Given his history of far-right positions, Secretary of State Colin Powell was reported to have been deeply skeptical of Bolton for such a sensitive position. But a combination of Cheney's insistence that he get the undersecretary job and an assurance by Baker--who hired Bolton to help fight the legal battle over the Florida election results on behalf of the Bush campaign after the 2000 elections--that he was a loyal soldier, Powell acceded to the appointment.
Within just a few months, however, it became clear that Bolton was far more sympathetic to hawks elsewhere in the administration than to Powell's relatively moderate positions and demeanor. In the summer of 2001, he shocked foreign delegations and non-governmental organizations at the UN Conference on the Illicit Trade in Small Arms and Light Weapons when he announced that Washington would oppose any attempt to regulate the trade in firearms or non-military rifles or any other effort that would "abrogat[e] the constitutional right to bear arms."
"It is precisely those weapons that Bolton would exclude from the purview of this conference that are actually killing people and endangering communities around the world," exclaimed Tamar Gabelnick, Director of the Arms Sales Monitoring Project at the Federation of American Scientists (FAS), who charged that the U.S. position single-handedly destroyed any possibility of consensus.
Several months later, following the 9/11 attacks and the anthrax scare, Bolton led the U.S. delegation to a major UN bio-weapons conference in Geneva, which he first inflamed by naming in his first speech six nations that he alleged were building bio-weapons illegally, and then sabotaged by trying to terminate an effort to forge a verification protocol. The latter move provoked expressions of shock and outrage from U.S. allies in Europe.
Within the State Department, Bolton led the drive for U.S. refusal to sign the Rome Statute that created the new International Criminal Court (ICC), the first permanent tribunal with jurisdiction over war crimes, crimes against humanity, and genocide. To recognize his commitment to opposing the Statute, Powell permitted Bolton to sign the letter to Annan formally announcing Washington's withdrawal, an act he later described to the Wall Street Journal as "the happiest moment of my government service."
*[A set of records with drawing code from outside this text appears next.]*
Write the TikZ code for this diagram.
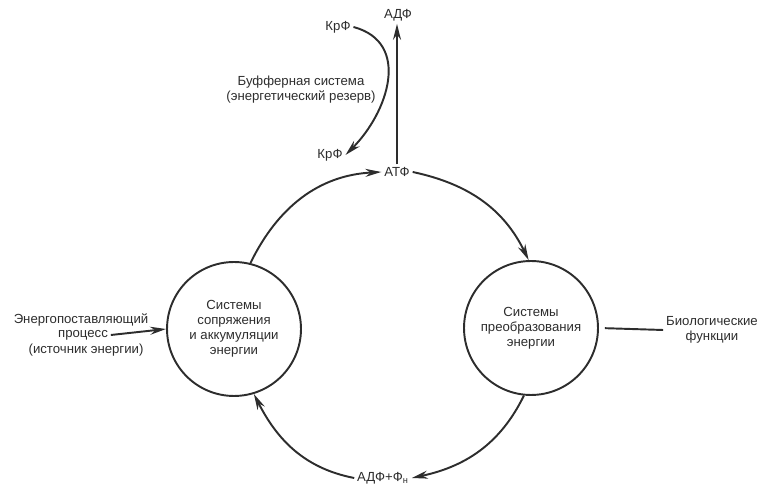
\documentclass[tikz,border=0pt]{standalone}
\usepackage{fontspec}
\setmainfont{Liberation Sans}
\usetikzlibrary{arrows.meta,positioning}
\definecolor{inkcolor}{RGB}{45,45,45}
\newcommand{\lblfont}{\fontsize{7.5}{8.6}\selectfont}
\tikzset{
  sysnode/.style={circle, draw=inkcolor, line width=1.1pt, minimum size=2.68cm,
    inner sep=0pt, align=center, font=\lblfont, text=inkcolor},
  lbl/.style={font=\lblfont, text=inkcolor, inner sep=1.5pt, align=center},
  flowln/.style={-{Stealth[length=3.2mm,width=1.6mm]}, line width=1.1pt, inkcolor},
  plainln/.style={line width=1.1pt, inkcolor},
}

\begin{document}
\begin{tikzpicture}[x=0.02cm, y=0.02cm]
    \useasboundingbox (0,0) rectangle (768,490);
    % the two systems
    \node[sysnode] (lc) at (234,161) {Системы\\сопряжения\\и аккумуляции\\энергии};
    \node[sysnode] (rc) at (531,162) {Системы\\преобразования\\энергии};
    % carriers and the buffer
    \node[lbl] (atf) at (397,318) {АТФ};
    \node[lbl] (adfp) at (383,12) {АДФ+Ф\textsubscript{н}};
    \node[lbl] (adf) at (398,475) {АДФ};
    \node[lbl] (krfa) at (338,463) {КрФ};
    \node[lbl] (krfb) at (330,335) {КрФ};
    \node[lbl] (buf) at (301,400) {Буфферная система\\(энергетический резерв)};
    % source and output
    \node[lbl] (src1) at (81,170) {Энергопоставляющий};
    \node[lbl] (src2) at (83,155) {процесс};
    \node[lbl] (src3) at (86,140) {(источник энергии)};
    \node[lbl] (bio) at (712,160) {Биологические\\функции};
    % the cycle
    \draw[flowln] (lc.76) to[out=64, in=183] (atf.west);
    \draw[flowln] (atf.east) to[out=-12, in=116] (rc.92);
    \draw[flowln] (rc.264) to[out=244, in=12] (adfp.east);
    \draw[flowln] (adfp.west) to[out=169, in=-63] (lc.287);
    \draw[flowln] (atf.north) -- (atf.north |- adf.south);
    \draw[flowln] (krfa.east) to[out=-15, in=45, looseness=1.2] (krfb.east);
    \draw[flowln] (src2.east) -- (lc.west);
    \draw[plainln, shorten <=0.12cm] (rc.east) -- (bio.west);
\end{tikzpicture}
\end{document}
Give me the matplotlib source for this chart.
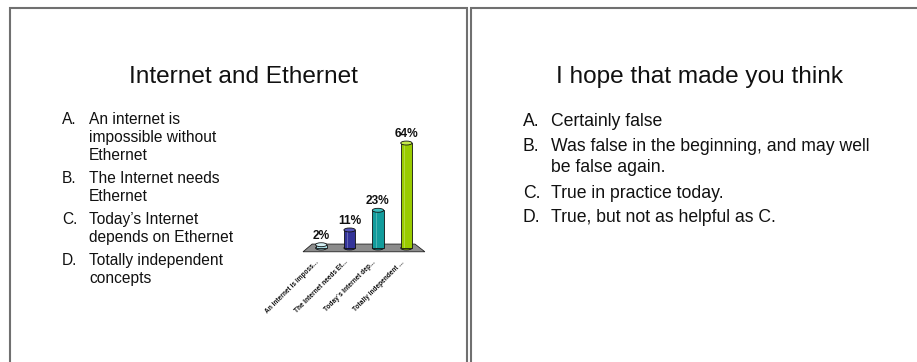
import matplotlib
matplotlib.use("Agg")
import matplotlib.pyplot as plt
from matplotlib.patches import Rectangle, Ellipse, Polygon
from matplotlib.transforms import ScaledTranslation

W, H = 917, 362
plt.rcParams["font.family"] = ["Liberation Sans", "DejaVu Sans"]

# poll results
answers = ["An internet is imposs...", "The Internet needs Et...",
           "Today`s Internet dep...", "Totally independent ..."]
shares = [2, 11, 23, 64]
bar_colors = ["#a8dce4", "#333399", "#129c9c", "#99cc00"]
cap_colors = ["#d4f0f4", "#5555bb", "#3cc0c0", "#c4e84a"]

left_title = "Internet and Ethernet"
left_items = [("A.", ["An internet is", "impossible without", "Ethernet"]),
              ("B.", ["The Internet needs", "Ethernet"]),
              ("C.", ["Today\u2019s Internet", "depends on Ethernet"]),
              ("D.", ["Totally independent", "concepts"])]
right_title = "I hope that made you think"
right_items = [("A.", ["Certainly false"]),
               ("B.", ["Was false in the beginning, and may well", "be false again."]),
               ("C.", ["True in practice today."]),
               ("D.", ["True, but not as helpful as C."])]

INK = "#111111"; FRAME = "#707070"

fig = plt.figure(figsize=(W / 100, H / 100), dpi=100)
fig.patch.set_facecolor("white")


def fx(px):
    return px / W


def fy(py):
    return 1 - py / H


def slide_text(x, y, s, size, **kw):
    fig.text(fx(x), fy(y), s, fontsize=size, color=INK, va="baseline", **kw)


def item_list(items, x_letter, x_text, y0, line, gap, size):
    y = y0
    for letter, lines in items:
        slide_text(x_letter, y, letter, size)
        for i, ln in enumerate(lines):
            slide_text(x_text, y, ln, size)
            y += line if i < len(lines) - 1 else gap


# slide frames
for x0, x1 in [(9.5, 466.5), (470.5, 940)]:
    fig.patches.append(Rectangle((fx(x0), fy(380)), fx(x1 - x0), (380 - 7.5) / H,
                                 transform=fig.transFigure, fill=False,
                                 edgecolor=FRAME, linewidth=1.5))

# left slide
slide_text(243, 83, left_title, 17.6, ha="center")
item_list(left_items, 62, 89, 124, 18, 23, 11.2)

# right slide
slide_text(699, 83, right_title, 17.6, ha="center")
item_list(right_items, 523, 551, 126.5, 21, 25, 12.7)

# 3-D style column chart of the poll
PX_BAR = 28.4      # pixels between columns
PX_PCT = 1.64      # pixels per percent
X0, Y0 = 321.2, 248
xlo, xhi, ylo, yhi = -0.7, 3.7, -4, 70
ax = fig.add_axes([fx(X0 + xlo * PX_BAR), fy(Y0 - ylo * PX_PCT),
                   (xhi - xlo) * PX_BAR / W, (yhi - ylo) * PX_PCT / H])
ax.set_xlim(xlo, xhi); ax.set_ylim(ylo, yhi)
ax.set_facecolor("none")
for sp in ax.spines.values():
    sp.set_visible(False)
ax.set_yticks([])

floor = Polygon([(-0.64, -2.3), (3.65, -2.3), (3.30, 2.4), (-0.32, 2.4)],
                closed=True, facecolor="#8c8c8c", edgecolor="#222222",
                linewidth=0.6, zorder=1)
ax.add_patch(floor)

bw = 0.40
cap_h = 2.4
xs = list(range(len(shares)))
ax.bar(xs, shares, width=bw, color=bar_colors, edgecolor="#111111",
       linewidth=0.6, zorder=2)
for x, v, c, cc in zip(xs, shares, bar_colors, cap_colors):
    ax.add_patch(Ellipse((x, 0), bw, cap_h, facecolor=c, edgecolor="#111111",
                         linewidth=0.6, zorder=1.9))
    # highlight stripe down the cylinder
    ax.add_patch(Rectangle((x - bw * 0.22, 0), bw * 0.12, v, facecolor="white",
                           alpha=0.25, linewidth=0, zorder=2.1))
    ax.add_patch(Ellipse((x, v), bw, cap_h, facecolor=cc, edgecolor="#111111",
                         linewidth=0.6, zorder=3))
    ax.text(x, v + 3.6, f"{v}%", ha="center", va="baseline",
            fontsize=8.6, fontweight="bold", color=INK, zorder=4)

ax.set_xticks(xs)
ax.set_xticklabels(answers, rotation=45, ha="right", va="center",
                   rotation_mode="anchor", fontsize=4.7, fontweight="bold",
                   color=INK)
ax.tick_params(axis="x", length=0, pad=5)
# nudge the slanted labels a touch left, in line with the floor edge
shift = ScaledTranslation(-3 / 100, 0, fig.dpi_scale_trans)
for lbl in ax.get_xticklabels():
    lbl.set_transform(lbl.get_transform() + shift)

fig.savefig("out.png", dpi=100)
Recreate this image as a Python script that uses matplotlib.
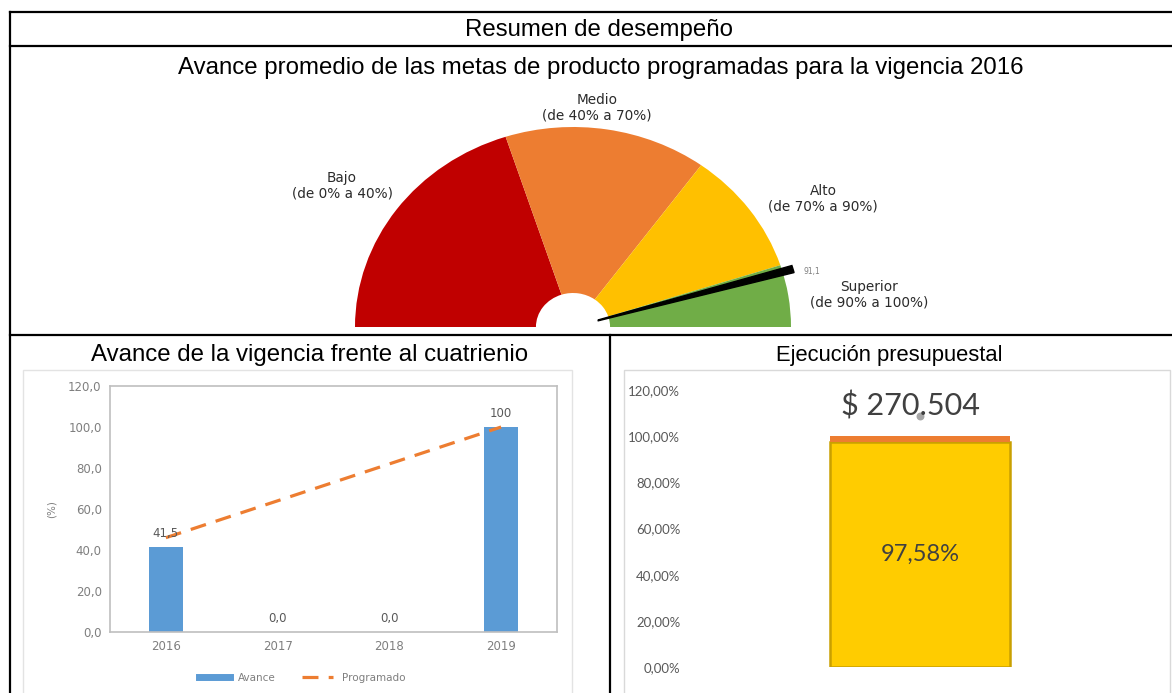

At the same time, Bolton was also engaged in a lengthy row with U.S. intelligence agencies over his unprecedented public charge that Cuba had an offensive biological warfare program that U.S. military and intelligence officials had previously "underplayed." His statement became an embarrassment after anonymous intelligence officials and retired senior military officers, including the former head of the U.S. Southern Command, told the media that no such evidence existed and charged that Bolton was politicizing intelligence.
Last month, Bolton was accused of the same charge when he was due to testify before Congress on Syria's alleged development of weapons of mass destruction which, according to his prepared remarks, had come to pose a threat to regional stability. His testimony was abruptly canceled and rescheduled for September after the Central Intelligence Agency and the State Department's own intelligence bureau objected to his characterization.